The LSU AgCenter has published five new information brochures on home vegetable gardening in Louisiana. The series is a practical guide to help you have a successful home vegetable garden, says LSU AgCenter vegetable specialist Kiki Fontenot.
The Home Garden Series includes five publications.
The harvest publications — “Spring Harvest” and “Fall Harvest” — include information on determining when to harvest and how to store produce from vegetable gardens.
“Growing Transplants” provides information on how to choose, plant and care for vegetable transplants for the home garden. A transplant is a small plant germinated from a seed. The transplant publication can help vegetable gardeners expand their knowledge and expertise. The two additional publications include “Weed Management,” a guide for controlling weeds in the home vegetable garden, and “Raised Beds,” which describes the benefits and provides how-to information for constructing raised planting beds.
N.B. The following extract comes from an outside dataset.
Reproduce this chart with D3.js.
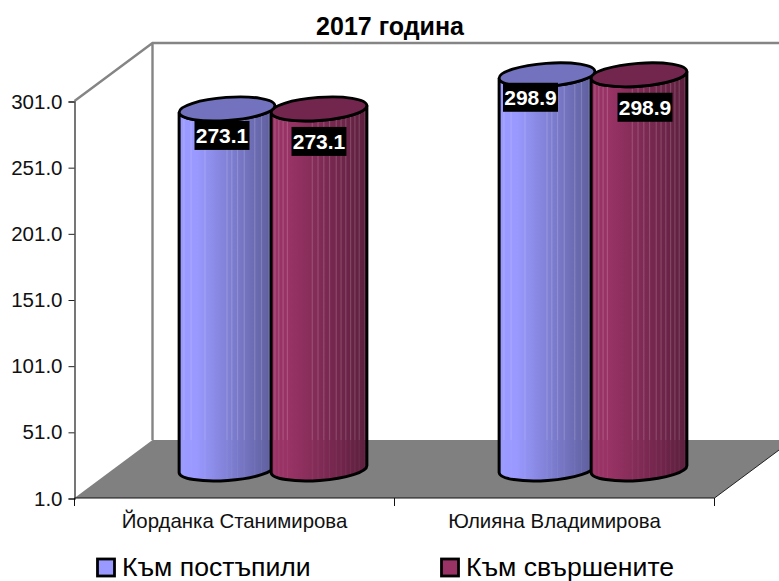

“Growing your own vegetable transplants is very rewarding,” Fontenot says. “By using these basic tips, a gardener will be able to grow all kinds of exciting vegetable varieties in their own backyard.”
The Home Garden Series publications are available for free downloading online. They can be found at lsuagcenter.com; put “home garden series” in the search box.
I understand that foxglove plants — all parts of the plant — are poisonous. I live on a farm with animals, pet cats and dogs, and children of all ages as well as older people, some with allergies. Is this plant and its beautiful flowers poisonous, or have the breeding programs created a plant that is not poisonous? It is a Louisiana Super Plant selection for 2010? — Judith
Yes, foxglove (Digitalis) is classified as a “poisonous” plant, as are many plants commonly used in landscapes. Plant-breeding programs, at least in the ornamental horticulture area, have not yet addressed removal of the poisonous properties from various landscape plants. Until then, we need to decide on plant selection based on concerns about the individual plants. While foxglove is poisonous, it is widely used, and cases of problems with the plant due to its poisonous qualities are not widely reported. — Allen Owings, LSU AgCenter horticulturist.